I turned 31 this month.
Not a milestone birthday by any measure, but something about it hit different. Maybe because I spent the first half of my twenties just… living. Partying, making friends and exploring what adult life could look like when you finally have your own money. I wasn’t trying to optimize for anything or build towards some grand plan. I was just enjoying being young and having my own money to spend.
Then my late twenties happened. Everyone around me was getting MBAs or shifting to the US, following prescribed paths and I kept thinking – “Maybe it’s time for me to figure out my career as well?” So, I tried different jobs and experimented with various domains. Somehow, all the things I tried involved ‘content ' in some way.
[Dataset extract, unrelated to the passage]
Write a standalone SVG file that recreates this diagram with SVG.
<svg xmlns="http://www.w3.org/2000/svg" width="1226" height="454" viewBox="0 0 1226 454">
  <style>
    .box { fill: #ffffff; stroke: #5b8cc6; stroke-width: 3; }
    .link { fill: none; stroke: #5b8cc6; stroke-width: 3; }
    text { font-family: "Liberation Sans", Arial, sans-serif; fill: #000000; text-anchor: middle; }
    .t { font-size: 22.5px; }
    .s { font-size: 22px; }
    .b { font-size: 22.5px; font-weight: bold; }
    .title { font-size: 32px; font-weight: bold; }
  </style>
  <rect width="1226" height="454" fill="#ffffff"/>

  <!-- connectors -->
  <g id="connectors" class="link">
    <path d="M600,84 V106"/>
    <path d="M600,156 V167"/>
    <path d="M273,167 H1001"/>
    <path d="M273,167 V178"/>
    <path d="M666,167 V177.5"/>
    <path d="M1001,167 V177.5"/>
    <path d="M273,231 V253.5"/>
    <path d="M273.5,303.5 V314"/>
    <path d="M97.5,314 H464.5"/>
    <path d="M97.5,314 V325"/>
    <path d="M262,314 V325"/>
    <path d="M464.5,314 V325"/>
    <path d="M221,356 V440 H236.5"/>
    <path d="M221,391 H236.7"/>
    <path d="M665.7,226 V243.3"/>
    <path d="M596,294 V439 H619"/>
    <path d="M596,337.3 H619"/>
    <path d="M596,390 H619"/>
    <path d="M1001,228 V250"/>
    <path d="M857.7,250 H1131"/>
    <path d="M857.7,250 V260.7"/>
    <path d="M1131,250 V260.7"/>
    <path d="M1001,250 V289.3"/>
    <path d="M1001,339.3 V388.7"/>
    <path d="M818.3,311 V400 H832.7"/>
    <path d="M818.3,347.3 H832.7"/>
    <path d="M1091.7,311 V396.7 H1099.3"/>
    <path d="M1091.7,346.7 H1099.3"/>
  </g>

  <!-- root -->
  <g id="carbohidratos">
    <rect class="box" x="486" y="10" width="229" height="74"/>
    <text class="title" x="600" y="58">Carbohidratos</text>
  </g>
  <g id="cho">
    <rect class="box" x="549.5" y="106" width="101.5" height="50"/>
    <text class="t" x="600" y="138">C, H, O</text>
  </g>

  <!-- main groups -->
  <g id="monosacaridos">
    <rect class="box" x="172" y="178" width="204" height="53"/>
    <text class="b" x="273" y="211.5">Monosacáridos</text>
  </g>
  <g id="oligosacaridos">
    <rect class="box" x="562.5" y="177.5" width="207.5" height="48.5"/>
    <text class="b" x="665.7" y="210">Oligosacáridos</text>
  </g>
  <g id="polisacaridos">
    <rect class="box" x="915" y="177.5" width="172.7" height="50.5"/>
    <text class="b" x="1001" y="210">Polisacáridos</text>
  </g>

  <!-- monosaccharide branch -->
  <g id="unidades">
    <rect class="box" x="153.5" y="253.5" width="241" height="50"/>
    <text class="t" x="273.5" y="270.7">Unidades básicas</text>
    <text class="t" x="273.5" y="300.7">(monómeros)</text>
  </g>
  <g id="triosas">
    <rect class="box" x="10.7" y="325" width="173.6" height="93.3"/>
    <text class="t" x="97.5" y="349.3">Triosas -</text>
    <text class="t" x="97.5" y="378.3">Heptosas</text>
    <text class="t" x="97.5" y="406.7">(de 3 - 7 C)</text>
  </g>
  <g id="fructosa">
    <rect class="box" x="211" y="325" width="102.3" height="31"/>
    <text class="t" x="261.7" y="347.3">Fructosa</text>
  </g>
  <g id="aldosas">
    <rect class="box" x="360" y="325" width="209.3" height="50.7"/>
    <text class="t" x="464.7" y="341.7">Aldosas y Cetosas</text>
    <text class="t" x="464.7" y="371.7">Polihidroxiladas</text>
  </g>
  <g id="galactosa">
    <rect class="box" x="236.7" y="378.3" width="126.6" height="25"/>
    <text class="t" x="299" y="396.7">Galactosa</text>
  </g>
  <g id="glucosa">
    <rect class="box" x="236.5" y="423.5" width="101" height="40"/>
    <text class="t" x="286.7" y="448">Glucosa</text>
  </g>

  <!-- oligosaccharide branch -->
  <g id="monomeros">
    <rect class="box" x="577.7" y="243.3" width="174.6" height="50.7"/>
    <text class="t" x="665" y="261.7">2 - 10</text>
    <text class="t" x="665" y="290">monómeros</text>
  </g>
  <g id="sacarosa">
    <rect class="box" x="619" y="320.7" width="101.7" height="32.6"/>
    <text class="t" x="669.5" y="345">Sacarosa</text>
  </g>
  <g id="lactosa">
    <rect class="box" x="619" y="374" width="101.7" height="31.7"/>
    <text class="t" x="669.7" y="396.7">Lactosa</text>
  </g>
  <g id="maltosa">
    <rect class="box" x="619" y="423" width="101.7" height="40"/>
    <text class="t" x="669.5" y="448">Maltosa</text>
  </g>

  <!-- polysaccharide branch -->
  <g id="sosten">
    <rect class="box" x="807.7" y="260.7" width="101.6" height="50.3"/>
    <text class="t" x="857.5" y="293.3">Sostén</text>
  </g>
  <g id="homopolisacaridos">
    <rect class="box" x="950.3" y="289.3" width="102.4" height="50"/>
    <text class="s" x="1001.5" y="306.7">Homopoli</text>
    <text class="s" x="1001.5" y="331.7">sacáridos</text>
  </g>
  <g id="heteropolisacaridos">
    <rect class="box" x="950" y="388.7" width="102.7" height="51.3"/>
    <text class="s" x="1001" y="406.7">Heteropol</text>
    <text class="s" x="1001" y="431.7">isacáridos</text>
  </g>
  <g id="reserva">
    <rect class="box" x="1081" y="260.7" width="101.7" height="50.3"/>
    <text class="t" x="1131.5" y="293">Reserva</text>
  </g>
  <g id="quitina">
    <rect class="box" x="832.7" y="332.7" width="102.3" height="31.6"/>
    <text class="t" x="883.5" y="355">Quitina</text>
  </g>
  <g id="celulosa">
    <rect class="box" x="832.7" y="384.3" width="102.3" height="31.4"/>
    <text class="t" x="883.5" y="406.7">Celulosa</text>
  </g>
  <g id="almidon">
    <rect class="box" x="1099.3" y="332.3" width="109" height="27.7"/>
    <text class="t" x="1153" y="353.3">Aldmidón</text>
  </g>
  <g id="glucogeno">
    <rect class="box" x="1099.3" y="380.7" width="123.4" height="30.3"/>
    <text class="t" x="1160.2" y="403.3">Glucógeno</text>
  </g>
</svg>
I also got married and built what now looks like a responsible adult life.
But here’s the thing about your thirties (at least the one year I’ve experienced so far): you feel more confused and more responsible than ever. At least I do. Like you have enough life experience to know what you don't want, but you're still figuring out what you actually do want.
Maybe I was missing something. Maybe I needed a hobby.
Not just any hobby, but something that was entirely mine. Something that wasn’t tied to any KPIs or business goals. Something that would stick, unlike all the other hobbies I’ve started and abandoned over the years.
You see, I’m a part of the generation that basically grew up with the internet. I was there for the birth of Orkut and for the transition from Orkut to Facebook to Instagram. I went from downloading songs from Limewire to streaming on Spotify, from torrenting shows and movies to watching everything on Netflix. I watched people my age (and a lot younger) become YouTubers and Instagram influencers, turning their personalities into businesses.
And through all of this, I was the perfect consumer. I had all the subscriptions, followed all the creators, liked and shared everything. But I never created anything myself.
Despite working professionally with content for years, I never once hit "publish" on something that was actually mine. There was this weird mental block between consuming and creating.
But the thought of turning 31 somehow made me click publish.
So, I started a newsletter. The one you are reading right now. It forced me to read more, research topics I enjoy, and most importantly, put something with my name on it out into the world.
I'm not a writer by any means. I just enjoy sharing stories and starting a newsletter felt like the creative outlet with the least resistance. No fancy equipment needed, just me, my curiosity and whatever rabbit holes I fall into each week.
A couple of months in, I have 100 subscribers. Which might not sound like much, but for someone who had never published a single word for himself… it feels huge.
I'm also starting to discover what I like writing about and what you all like reading about. Expect more historical deep dives occasionally – seems like you're enjoying those. But beyond that, I'm still figuring it out as I go.
But this isn't why I'm sharing this with you today. I'm sharing this to introduce my newest creative pursuit – my YouTube channel. The same name (that’s baffling) and the same intent to share stories. But through a completely different format of storytelling.
I'm starting with a quiz show called "Devansh vs Friends." The concept is simple: I invite friends I've lost touch with over the years, we catch up over video call and I test their knowledge with trivia questions built around interesting stories. It's part reunion, part quiz show, part excuse to share random facts and stories.
Here's the first episode I recently put out:
Why start this now?
Honestly, this format serves multiple purposes for me. I've lost touch with a lot of friends over the years and this felt like a fun way to reconnect, while exploring a format I've always enjoyed but never been good at. It's still storytelling, just in a completely different way.
Where is all this heading?
I have no idea and I think I don't want to know either. For now, I find happiness in creating and I'll continue doing that as long as it brings me joy.
With the YouTube channel, I'm planning to do a few more episodes and see how it feels. And here's something I'd love: I want to have my newsletter friends on the show! If you want to be part of my creation journey and test your trivia knowledge while we catch up, please reply to this email.
Maybe this is what your thirties are really about – being okay with not knowing while you figure out what makes you feel alive.
Oh, and special shoutout to Utsav and Deepak (who run the 6% Club) for pushing me to create more often!